I’ve used them for years.

John

[00:58:00] I also use a lot with patients for heart rate variability training and I do that on myself as well. That’s a good way of getting sympathetic and parasympathetic nervous systems rebalanced. HeartMath in the US have been studying it for 25 years. There’s a lot of science behind how valuable that is as a stress [crosstalk 00:58:06]

Guy

The [Funger 00:58:08] is actually coming to Australia in late September. I’m going to go up and see him in Brisbane.

John

Fantastic.

Stu

I think for our listeners, if you rewind five minutes to where we ask what your non-negotiable practices are, given the fact that you’re an expert in longevity, we should probably listen to what you do a little more closely and I’m going to rewind as well after the show and just make a few notes myself. Excellent advice.
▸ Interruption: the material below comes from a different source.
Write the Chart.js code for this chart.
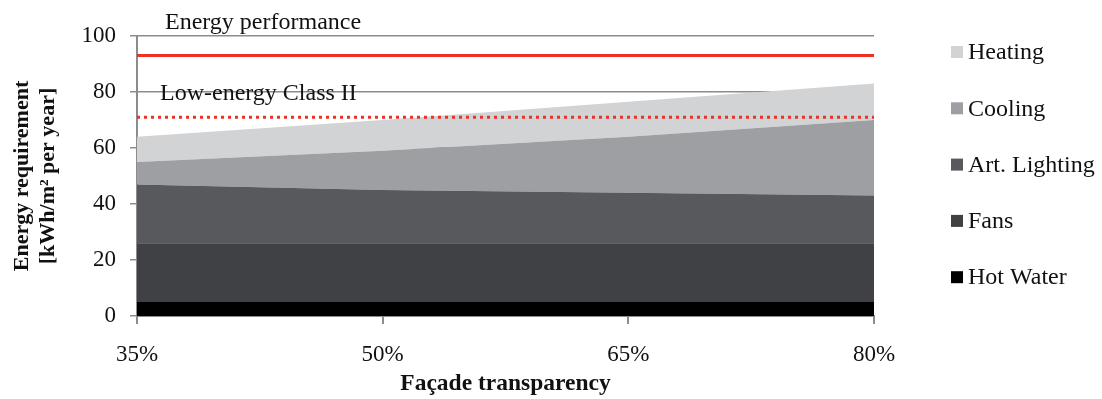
<!DOCTYPE html>
<html>
<head>
<meta charset="utf-8">
<script src="https://cdn.jsdelivr.net/npm/chart.js@4"></script>
<style>
html, body { margin: 0; padding: 0; background: #fff; }
#wrap { width: 1102px; height: 399px; position: relative; }
</style>
</head>
<body>
<div id="wrap"><canvas id="energyChart"></canvas></div>
<script>
/* data */
const transparency = ['35%', '50%', '65%', '80%'];
const hotWater = [5, 5, 5, 5];
const fans = [21, 21, 21, 21];
const artLighting = [21, 19, 18, 17];
const cooling = [8, 14, 20, 27];
const heating = [9, 11, 12.5, 13];
const energyPerformance = [93, 93, 93, 93];
const lowEnergyClassII = [71, 71, 71, 71];
const yTicks = [0, 20, 40, 60, 80, 100];

const SERIF = "'Liberation Serif', 'Times New Roman', serif";
const GRID = '#8c8c8c';

function area(label, data, color, fill) {
  return {
    label, data, fill,
    backgroundColor: color, borderColor: color,
    borderWidth: 0, pointRadius: 0, tension: 0,
    stack: 'energy', order: 1
  };
}

/* text labels over the reference lines + right-hand legend */
const extras = {
  id: 'extras',
  afterDraw(chart) {
    const c = chart.ctx;
    c.save();
    c.fillStyle = '#111';
    c.font = '24px ' + SERIF;
    c.textBaseline = 'alphabetic';
    c.fillText('Energy performance', 165, 29);
    c.fillText('Low-energy Class II', 160, 100);

    const items = chart.data.datasets.filter(d => d.stack === 'energy').slice().reverse();
    items.forEach((d, i) => {
      const cy = 52 + i * 56.3;
      c.fillStyle = d.backgroundColor;
      c.fillRect(951, cy - 6, 12, 12);
      c.fillStyle = '#111';
      c.textBaseline = 'middle';
      c.fillText(d.label, 968, cy + 1);
    });
    c.restore();
  }
};

new Chart(document.getElementById('energyChart'), {
  type: 'line',
  data: {
    labels: transparency,
    datasets: [
      area('Hot Water', hotWater, '#000000', 'origin'),
      area('Fans', fans, '#404145', '-1'),
      area('Art. Lighting', artLighting, '#58595d', '-1'),
      area('Cooling', cooling, '#9d9fa3', '-1'),
      area('Heating', heating, '#d2d3d5', '-1'),
      {
        label: 'Energy performance', data: energyPerformance, stack: 'ref1',
        borderColor: '#ee3124', borderWidth: 3, pointRadius: 0, fill: false, order: -1
      },
      {
        label: 'Low-energy Class II', data: lowEnergyClassII, stack: 'ref2',
        borderColor: '#ee3124', borderWidth: 3, borderDash: [3, 4], pointRadius: 0, fill: false, order: -1
      }
    ]
  },
  options: {
    responsive: true,
    maintainAspectRatio: false,
    animation: false,
    layout: { padding: { left: 0, right: 228, top: 36, bottom: 0 } },
    plugins: { legend: { display: false }, tooltip: { enabled: false } },
    scales: {
      x: {
        offset: false,
        grid: { drawOnChartArea: false, drawTicks: true, tickLength: 8, color: GRID, lineWidth: 2 },
        border: { color: GRID, width: 2 },
        ticks: { color: '#111', font: { family: SERIF, size: 23 }, padding: 17, maxRotation: 0 },
        title: {
          display: true, text: 'Façade transparency', color: '#111',
          font: { family: SERIF, size: 23.5, weight: 'bold' }, padding: { top: 0, bottom: 1 }
        },
        afterFit: s => { s.height = 83; }
      },
      y: {
        stacked: true,
        min: 0, max: 100,
        afterBuildTicks: s => { s.ticks = yTicks.map(v => ({ value: v })); },
        grid: { color: GRID, lineWidth: 1.5, tickLength: 7 },
        border: { color: GRID, width: 2 },
        ticks: { color: '#111', font: { family: SERIF, size: 23 }, padding: 14 },
        title: {
          display: true, text: ['Energy requirement', '[kWh/m² per year]'], color: '#111',
          font: { family: SERIF, size: 22, weight: 'bold' }, padding: { top: 9, bottom: 0 }
        },
        afterFit: s => { s.width = 137; }
      }
    }
  },
  plugins: [extras]
});
</script>
</body>
</html>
Certainly something I think that if we all started to think about a little more closely it might certainly help us on the path to better health moving forward.

John

[00:59:00] Society can’t sustain the costs of the current medical system. It’s just not curing disease. It’s just maintaining disease. We spend 80% of our healthcare dollar in the last six months of people’s lives doing heroic surgery and radiotherapy and drugs when it’s too late. We’ve got this really expensive hospital at the bottom of the cliff. We should be putting a fence at the top of the cliff with some lifestyle things with a much more productive and healthy society at a much lower cost.

Stu

That’s great advice. Absolutely.

Guy

Where’s the best place for people to find out more about you John? What website can we direct them to?

John

The clinic is called The Hart Clinic and the URL is www.hartclinic.com.au. We’ve got some information on there and that’s being added too, but that gives as good of an overview of what we do.

Guy

Perfect. When this goes live we’ll send as many people as possible to this interview because there’s just a wealth of knowledge as always, John. That was brilliant.

John

Fantastic. You’re very welcome.

Stu

Thank you so much, John. We will share everything as Guy said in the show night, so all of the links will be there. I hope that this message reaches as many people as possible because I think there’s some great information there. Thanks again.